Once you get Mint to start, you can rejoice, take it for a test drive and see how you like it, and if you like what you see, you click on the Install icon on the desktop. And from then on, you'll be guided through the installation process step by step, in a nice friendly GUI.

I literally only need Internet (and compatibility with Google Docs), some way to manage non-DRM music that I have on an external hard drive, and some way to manage library ebooks using a kobo device. And maybe like a notepad program and a calculator. I don't game or use the computer to watch media. Is this all likely to be possible with Ubuntu?
Yes. And then some. (I'm expecting that the e-reader will act like an external HD.)

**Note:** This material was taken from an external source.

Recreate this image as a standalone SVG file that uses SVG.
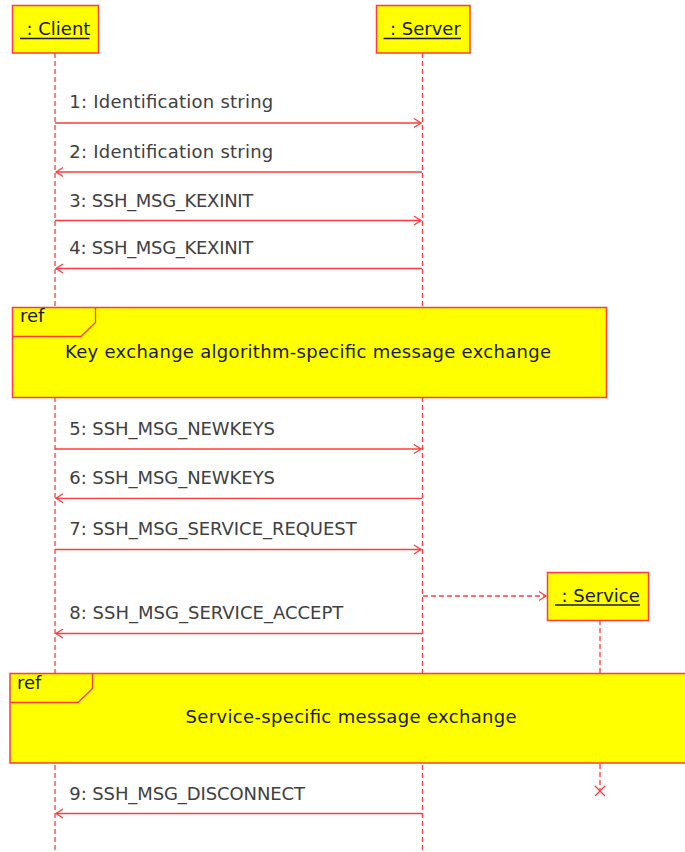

And finally...if I screw up the install or if I can't figure out how to do it, how do I find someone honest to fix it? What's a good ballpark cost?
This is the one question that I can't answer. If you lived in my country, I'd do it for a nice dinner. Your local hackerspace can probably help you, or hook you up with someone who can; in most hackerspaces, people are happy to hear someone utter the words 'I'd love to ditch Windows for good'.
posted by Too-Ticky at 11:42 AM on October 5 [1 favorite]


I've done this a few times over the years and it was usually really easy to just let the installer handle everything. But earlier this year I got an Acer laptop with Windows 10 that had some kind innate resistance. It would appear to go through the whole installation process but would reboot to Windows 10 with no sign that anything had actually been changed -- even though I'd been trying to remove Windows 10 entirely.

I eventually got Windows 10 off and Ubuntu on by wiping and reformatting all original partitions on the hard drive, and then installing.
posted by paper chromatographologist at 11:47 AM on October 5


If your craptop is really low powered, you might consider Lubuntu. It's a version of Ubuntu specifically tailored not to need much power. (Lubuntu is a portmanteau of "low-powered" and Ubuntu.)